In St. Paul, Little Debbie is a wanted woman:
With a nod to their role in reducing the nation's high obesity rate, Minnesota's second-largest school district plans to fully enforce the ban on sweets.
Reminders have been sent to teachers, students and parents that "sweet, sticky, fat-laden [and] salty treats" aren't allowed during the school day, said Jean Ronnei, the district's director of nutrition services.
But schools have dress codes and I don't think keeping cupcakes and Doritos out of lunches — for health reasons! — is any worse than requiring students to wear closed-toe shoes (for safety!)….this sweets ban isn't in service of someone's power trip or some kind of skirt-length morality measure. It's about health…
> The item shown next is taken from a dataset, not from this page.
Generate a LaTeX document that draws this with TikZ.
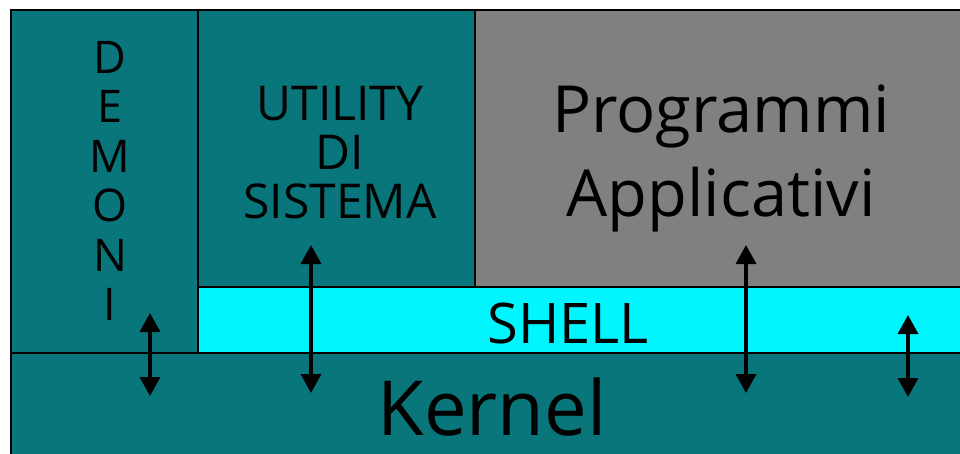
\documentclass[tikz,border=0pt]{standalone}
\usepackage{fontspec}
\setmainfont{Open Sans}
\usetikzlibrary{arrows.meta,positioning}
\definecolor{tealbox}{RGB}{8,118,122}
\definecolor{graybox}{RGB}{128,128,128}
\definecolor{shellcyan}{RGB}{0,246,255}

\begin{document}
\begin{tikzpicture}[x=1pt, y=-1pt,
  lay/.style={draw=black, line width=2.8pt, anchor=north west, inner sep=0pt, outer sep=0pt},
  lbl/.style={align=center, inner sep=0pt, text=black, text depth=0pt},
  io/.style={{Triangle[width=20pt,length=19pt]}-{Triangle[width=20pt,length=19pt]}, line width=3.5pt}
]
\clip (0,0) rectangle (960,454);
\fill[white] (0,0) rectangle (960,454);

% layers
\node[lay, fill=tealbox, minimum width=187pt, minimum height=343pt] (demoni) at (11,10) {};
\node[lay, fill=tealbox, minimum width=277pt, minimum height=277pt] (utility) at (198,10) {};
\node[lay, fill=graybox, minimum width=500pt, minimum height=277pt] (prog) at (475,10) {};
\node[lay, fill=shellcyan, minimum width=780pt, minimum height=66pt] (shell) at (198,287) {};
\node[lay, fill=tealbox, minimum width=970pt, minimum height=120pt] (kernel) at (11,353) {};

% labels
\node[lbl, font=\fontsize{45}{49.4}\selectfont] (tdem) at (110,181) {D\\E\\M\\O\\N\\I};
\node[lbl, font=\fontsize{48}{49}\selectfont] (tutil) at (340,152) {UTILITY\\DI\\SISTEMA};
\node[lbl, font=\fontsize{65}{84}\selectfont] (tprog) at (721,151) {Programmi\\Applicativi};
\node[lbl, font=\fontsize{56}{60}\selectfont, anchor=base] (tshell) at (568,343) {SHELL};
\node[lbl, font=\fontsize{76}{90}\selectfont, anchor=base] (tkern) at (492,435) {Kernel};

% calls between layers
\coordinate (dem-up) at (150,313);
\coordinate (dem-dn) at (150,396);
\coordinate (util-up) at (311,245);
\coordinate (util-dn) at (311,393);
\coordinate (prog-up) at (746,245);
\coordinate (prog-dn) at (746,393);
\coordinate (sh-up) at (908,315);
\coordinate (sh-dn) at (908,397);
\draw[io] (dem-up) -- (dem-dn);
\draw[io] (util-up) -- (util-dn);
\draw[io] (prog-up) -- (prog-dn);
\draw[io] (sh-up) -- (sh-dn);
\end{tikzpicture}
\end{document}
The parallel seems to be self-defeating. Dress codes are a perfect example of slippage between safety rules and restrictions on moral or aesthetic grounds. Closed-toe shoes make sense in a science lab, but skirt lengths and hair-touching-the-collar rules are about something else entirely. Is a total ban on Ho-Hos packed by mom for a skinny kid more like the former or the latter?
And here's is the sentence that shows up in every (honest) piece on this kind of ban:
The ban, which also includes fat- and salt-laden snack foods, isn't expected to dramatically lower the districts 40 percent obesity rate.
Taking snack cakes from the hands of tiny children is not actually going to make them better off. It's going to make them resent authority figures at school, doubt authority figures at home, and deprive them of small pleasures in the middle of a day at a school where they have already lost swings, tag, plastic pistols, and even cough drops.